Best statistics
- Height: 6 ft 1 in (185 cm)
- Weight: 340 lb (154 kg)

= Illia Yefimchyk =

Belarusian bodybuilder (1988–2024)

Illia Yefimchyk (Ілля Яфімчык; 23 April 1988 – 11 September 2024), more commonly known as Illia Golem, was a Belarusian bodybuilder. He was 6 ft 1 in tall and weighed 340 lb.

== Career ==
According to Muscle and Fitness magazine, he considered Arnold Schwarzenegger and Sylvester Stallone as his basic source of inspiration. As a teenager, Yefimchyk weighed approximately 70 kg and was not able to perform pushups.
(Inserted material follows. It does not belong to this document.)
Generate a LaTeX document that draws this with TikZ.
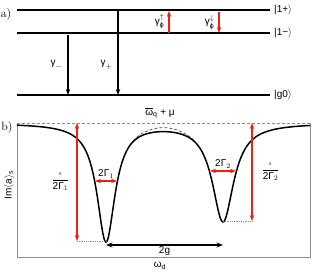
\documentclass[tikz,border=0pt]{standalone}
\usepackage{amsmath}
\usepackage{fontspec}
\setsansfont{Liberation Sans}
\usetikzlibrary{arrows.meta, positioning, calc}
\definecolor{cRed}{RGB}{240,30,20}
\definecolor{cFrame}{RGB}{140,140,140}
\tikzset{
	level/.style={line width=1.5pt},
	decayarrow/.style={-{Stealth[length=6pt, width=4.5pt]}, line width=1.3pt},
	dephasearrow/.style={-{Stealth[length=6pt, width=4.5pt]}, line width=1.1pt, draw=cRed},
	widtharrow/.style={{Stealth[length=6pt, width=4.5pt]}-{Stealth[length=6pt, width=4.5pt]}, line width=1.1pt, draw=cRed},
	splitarrow/.style={{Stealth[length=6.5pt, width=5pt]}-{Stealth[length=6.5pt, width=5pt]}, line width=1.3pt},
	guide/.style={densely dotted, cFrame, line width=0.8pt},
	% text helper
	lab/.style={font=\sffamily\normalsize, inner sep=1pt},
}

\begin{document}
\begin{tikzpicture}[x=1pt, y=-1pt]
	\useasboundingbox (0,0) rectangle (312,272);
	% a) level scheme
	\node[font=\large, inner sep=0pt] (pa) at (6,15) {a)};
	\foreach \name/\y in {up/10, dn/33, gs/95} {
		\coordinate (\name L) at (17,\y);
		\coordinate (\name R) at (270,\y);
		\draw[level] (\name L) -- (\name R);
	}
	\node[lab, anchor=west] (kup) at (273,10) {|1+$\rangle$};
	\node[lab, anchor=west] (kdn) at (273,33) {|1−$\rangle$};
	\node[lab, anchor=west] (kgs) at (273,95) {|g0$\rangle$};
	\coordinate (gmT) at (68,35);  \coordinate (gmB) at (68,95);
	\coordinate (gpT) at (118,11); \coordinate (gpB) at (118,95);
	\draw[decayarrow] (gmT) -- node[lab, left, xshift=-4pt] {$\text{γ}_{-}$} (gmB);
	\draw[decayarrow] (gpT) -- node[lab, left, xshift=-4pt, pos=0.64] {$\text{γ}_{+}$} (gpB);
	\coordinate (fuB) at (169,33); \coordinate (fuT) at (169,11);
	\coordinate (fdT) at (219,12); \coordinate (fdB) at (219,33);
	\draw[dephasearrow] (fuB) -- node[lab, left, xshift=-3pt] {$\text{γ}^{\uparrow}_{\text{ϕ}}$} (fuT);
	\draw[dephasearrow] (fdT) -- node[lab, left, xshift=-3pt] {$\text{γ}^{\downarrow}_{\text{ϕ}}$} (fdB);

	% b) spectrum
	\node[font=\large, inner sep=0pt] (pb) at (7,128) {b)};
	\coordinate (fTL) at (17,123);  \coordinate (fBL) at (17,257);
	\coordinate (fBR) at (310,257); \coordinate (fTR) at (310,123);
	\draw[cFrame, line width=1pt] (fTL) -- (fBL) -- (fBR) -- (fTR);
	\draw[densely dashed, cFrame, line width=0.8pt] (fTL) -- (fTR);
	\node[lab] (asym) at (160,113) {$\overline{\text{ω}}_{\text{q}}$ + μ};
	\node[lab, rotate=90] (ylab) at (9,185) {Im$\langle$a$\rangle_{\text{s}}$};
	\node[lab] (xlab) at (160,266) {$\text{ω}_{\text{d}}$};
	\draw[densely dashed, black!70, line width=0.7pt] plot[domain=130:196, samples=60]
		(\x, {123 + 142.78/(((\x-106)/10)^2 + 1.21) + 165.62/(((\x-223)/10)^2 + 1.69) - 4*exp(-(((\x-163)/25)^2))});
	\draw[line width=1.5pt] plot[domain=17:310, samples=400]
		(\x, {123 + 142.78/(((\x-106)/10)^2 + 1.21) + 165.62/(((\x-223)/10)^2 + 1.69)});
	% depths and widths
	\coordinate (e1T) at (77,123);  \coordinate (e1B) at (77,241);  \coordinate (m1) at (106,241);
	\coordinate (e2T) at (252,123); \coordinate (e2B) at (252,221); \coordinate (m2) at (223,221);
	\draw[guide] (e1B) -- (m1);
	\draw[guide] (m2) -- (e2B);
	\draw[widtharrow] (e1T) -- node[lab, left, xshift=-6pt] {$\dfrac{\text{\tiny ε}}{\text{2Γ}_1}$} (e1B);
	\draw[widtharrow] (e2T) -- node[lab, right, xshift=8pt] {$\dfrac{\text{\tiny ε}}{\text{2Γ}_2}$} (e2B);
	\coordinate (w1L) at (95,181);  \coordinate (w1R) at (117,181);
	\coordinate (w2L) at (210,171); \coordinate (w2R) at (236,171);
	\draw[widtharrow] (w1L) -- node[lab, above, yshift=1pt] {2Γ$_1$} (w1R);
	\draw[widtharrow] (w2L) -- node[lab, above, yshift=1pt] {2Γ$_2$} (w2R);
	\coordinate (s1) at (106,245); \coordinate (s2) at (223,245);
	\draw[splitarrow] (s1) -- node[lab, below] {2g} (s2);
\end{tikzpicture}
\end{document}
He adopted a strict training schedule and work ethic, including exercise physiology.

He gained the nicknames "The Mutant" and "The 340lbs Beast", and became known as "Golem" after the folk creature.
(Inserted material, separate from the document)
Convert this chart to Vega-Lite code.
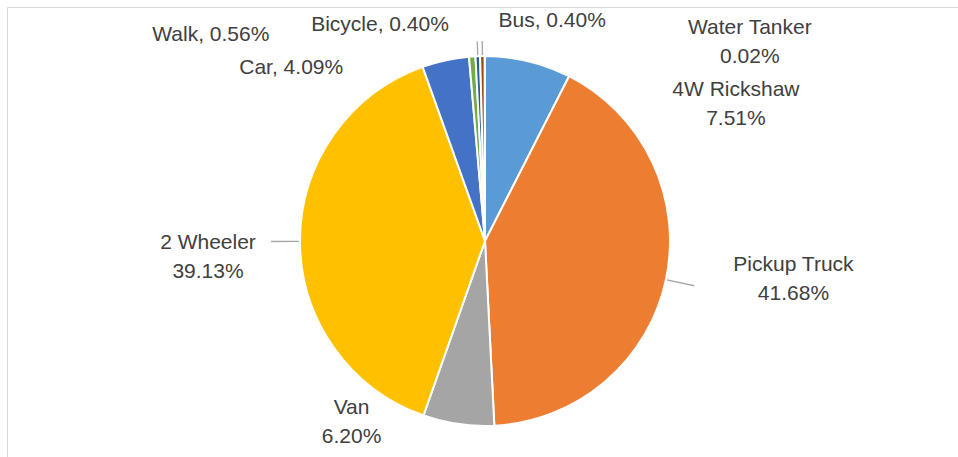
{
  "$schema": "https://vega.github.io/schema/vega-lite/v6.json",
  "width": 956,
  "height": 468,
  "autosize": {"type": "none"},
  "padding": {"left": 7, "top": 7, "right": -5, "bottom": -18},
  "background": "white",
  "view": {"stroke": "#d9d9d9", "strokeWidth": 1, "fill": "white"},
  "config": {
    "view": {"stroke": "#d9d9d9", "strokeWidth": 1},
    "text": {"font": "Liberation Sans", "fontSize": 21, "color": "#404040", "lineBreak": "\n", "lineHeight": 29}
  },
  "data": {
    "values": [
      {"n": 1, "mode": "4W Rickshaw", "pct": 7.51, "label": "4W Rickshaw\n7.51%"},
      {"n": 2, "mode": "Pickup Truck", "pct": 41.68, "label": "Pickup Truck\n41.68%"},
      {"n": 3, "mode": "Van", "pct": 6.20, "label": "Van\n6.20%"},
      {"n": 4, "mode": "2 Wheeler", "pct": 39.13, "label": "2 Wheeler\n39.13%"},
      {"n": 5, "mode": "Car", "pct": 4.09, "label": "Car, 4.09%"},
      {"n": 6, "mode": "Walk", "pct": 0.56, "label": "Walk, 0.56%"},
      {"n": 7, "mode": "Bicycle", "pct": 0.40, "label": "Bicycle, 0.40%"},
      {"n": 8, "mode": "Bus", "pct": 0.40, "label": "Bus, 0.40%"},
      {"n": 9, "mode": "Water Tanker", "pct": 0.02, "label": "Water Tanker\n0.02%"}
    ]
  },
  "encoding": {
    "theta": {"field": "pct", "type": "quantitative", "stack": true},
    "order": {"field": "n", "type": "quantitative"}
  },
  "layer": [
    {
      "mark": {"type": "arc", "radius": 185, "stroke": "white", "strokeWidth": 2},
      "encoding": {
        "color": {
          "field": "mode",
          "type": "nominal",
          "scale": {
            "domain": ["4W Rickshaw", "Pickup Truck", "Van", "2 Wheeler", "Car", "Walk", "Bicycle", "Bus", "Water Tanker"],
            "range": ["#5B9BD5", "#ED7D31", "#A5A5A5", "#FFC000", "#4472C4", "#70AD47", "#255E91", "#9E480E", "#636363"]
          },
          "legend": null
        }
      }
    },
    {
      "mark": {"type": "arc", "radius": 186, "radius2": 214, "padAngle": 3, "fill": "transparent", "stroke": "#a6a6a6", "strokeWidth": 1.3},
      "encoding": {
        "strokeOpacity": {"condition": {"test": "datum.mode === '2 Wheeler' || datum.mode === 'Pickup Truck'", "value": 1}, "value": 0}
      }
    },
    {
      "mark": {"type": "arc", "radius": 186, "radius2": 200, "padAngle": 3, "fill": "transparent", "stroke": "#a6a6a6", "strokeWidth": 1.3},
      "encoding": {
        "strokeOpacity": {"condition": {"test": "datum.mode === 'Bicycle' || datum.mode === 'Bus'", "value": 1}, "value": 0}
      }
    },
    {
      "mark": {"type": "text", "radius": 205, "dx": 203, "dy": 48},
      "encoding": {"text": {"condition": {"test": "datum.mode === '4W Rickshaw'", "field": "label", "type": "nominal"}, "value": ""}}
    },
    {
      "mark": {"type": "text", "radius": 205, "dx": 108, "dy": -19},
      "encoding": {"text": {"condition": {"test": "datum.mode === 'Pickup Truck'", "field": "label", "type": "nominal"}, "value": ""}}
    },
    {
      "mark": {"type": "text", "radius": 205, "dx": -104, "dy": -36},
      "encoding": {"text": {"condition": {"test": "datum.mode === 'Van'", "field": "label", "type": "nominal"}, "value": ""}}
    },
    {
      "mark": {"type": "text", "radius": 205, "dx": -72, "dy": 2},
      "encoding": {"text": {"condition": {"test": "datum.mode === '2 Wheeler'", "field": "label", "type": "nominal"}, "value": ""}}
    },
    {
      "mark": {"type": "text", "radius": 205, "dx": -150, "dy": 27},
      "encoding": {"text": {"condition": {"test": "datum.mode === 'Car'", "field": "label", "type": "nominal"}, "value": ""}}
    },
    {
      "mark": {"type": "text", "radius": 205, "dx": -260, "dy": -1},
      "encoding": {"text": {"condition": {"test": "datum.mode === 'Walk'", "field": "label", "type": "nominal"}, "value": ""}}
    },
    {
      "mark": {"type": "text", "radius": 205, "dx": -97, "dy": -11},
      "encoding": {"text": {"condition": {"test": "datum.mode === 'Bicycle'", "field": "label", "type": "nominal"}, "value": ""}}
    },
    {
      "mark": {"type": "text", "radius": 205, "dx": 70, "dy": -15},
      "encoding": {"text": {"condition": {"test": "datum.mode === 'Bus'", "field": "label", "type": "nominal"}, "value": ""}}
    },
    {
      "mark": {"type": "text", "radius": 205, "dx": 265, "dy": -8},
      "encoding": {"text": {"condition": {"test": "datum.mode === 'Water Tanker'", "field": "label", "type": "nominal"}, "value": ""}}
    }
  ]
}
Yefimchyk ate a daily diet of at least 6,000 calories, and up to 17,000 on some days. At the time of his death, his chest measured 61 in and his biceps 25 in.

Yefimchyk never competed in professional bodybuilding events and competitions. Instead, he regularly shared his daily training routines via social media platforms, which garnered him media attention. His most notable feats in bodybuilding were 600 lb bench press and 700 lb deadlift, which gained him a huge fanbase including over 300,000 Instagram followers.

== Death ==
Yefimchyk suffered a heart attack on 6 September 2024. His wife Anna performed chest compressions until an ambulance arrived, and he was admitted to intensive care in a coma. He was pronounced dead five days later, on 11 September, at the age of 36. The cause of death was cardiac arrest.